Bir şey olmazsa o zaman “en büyük tehlike nedir” sorusuna cevap ararsak cevabım tarımsal ilaçlar şeklindedir.

Tarımsal ilaçlar

Türkiye’de TUİK’e göre tarımsal ilaç kullanımı 2006’da  45 bin ton (45.376) kadarken % 30-35 oranında artarak 2018’de 60 bin tona (60.020) yükselmiş (bk. http://www.tuik.gov.tr/PreTablo.do?alt_id=1001). Genel olarak pestisit olarak adlandırılan bu ilaçlar insektisitler, fungusitler, herbisitle, akarisitler, rodentisitler ve mollussisitler ile diğerleri (bitki aktivatörü, bitki gelişim düzenleyici, böcek cezbedici, fumigant ve nematisitler) şeklinde ayrılmaktadır. 2018’de kullanılan 60 bin ton tarımsal ilacın dağılımı şu şekildedir: Böcek öldürücü (insektisit) 13.583; fungusitler: 23.047; herbisitler: 14.794; akarisitler: 2.486; rodentisitler ve mollussisitler: 309 ve diğer:  5.801 tondur.           

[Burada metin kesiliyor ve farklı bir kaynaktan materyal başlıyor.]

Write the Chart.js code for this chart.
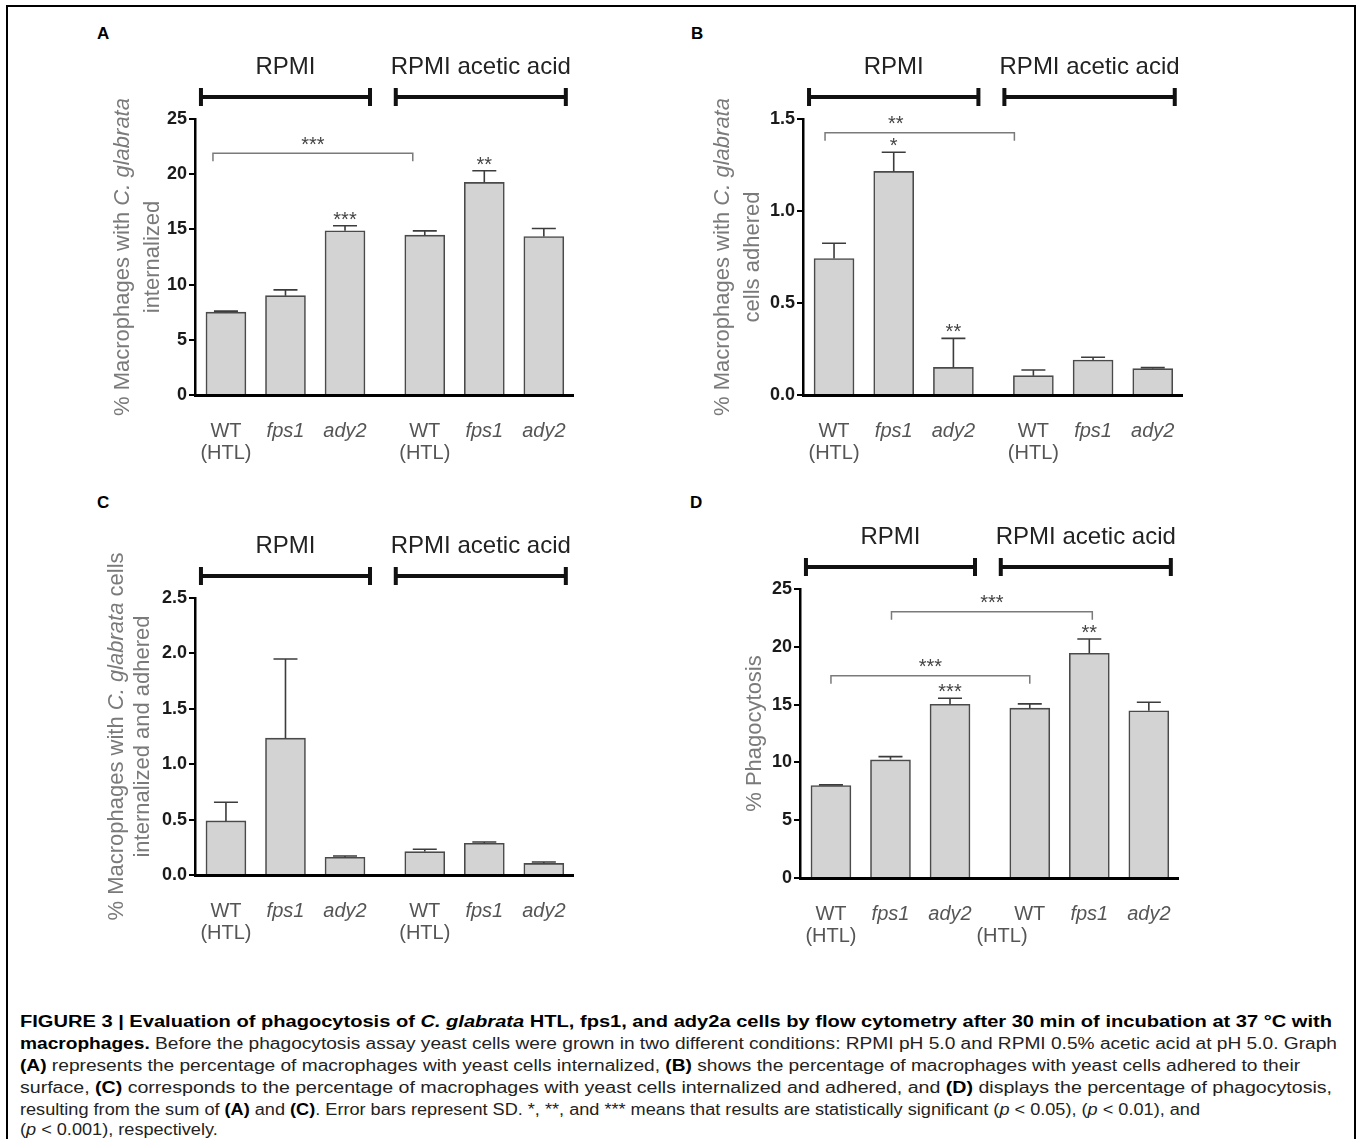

Ülkemizde kültürü yapılan 150 kadar bitki türünden elde edilen üretim bitkisel üretimimizi oluşturmaktadır. Yani tarla bitkileri grubunda 55-60; meyve-sebze grubunda ise 75-80 kadar türün üretimi söz konusudur. Ülkemizde 2018 yılı verilerine göre 64.4 milyon ton tarla bitkileri (Buğday, şeker pancarı vd) 55 milyon ton kadardı meyve-sebze üretimi vardır. Yani 2018’de 140-145 milyon ton üretim için 60 bin ton tarımsal ilaç kullanılmıştır.

Siz siz olun meyveden çıkan böcekleri çokta dert etmeyin. Gerekli mücadele yapılmaz hatta ihtiyaç halinde ilaç kullanılmazsa bu kadar büyük olmasa da küçük kurtları görmek mümkün. Asıl büyük sorun tarımsal ürünlerde ilaç kalıntısının olup olmamasıdır.

Son söz: Senin derdin der midir benim derdim yanında.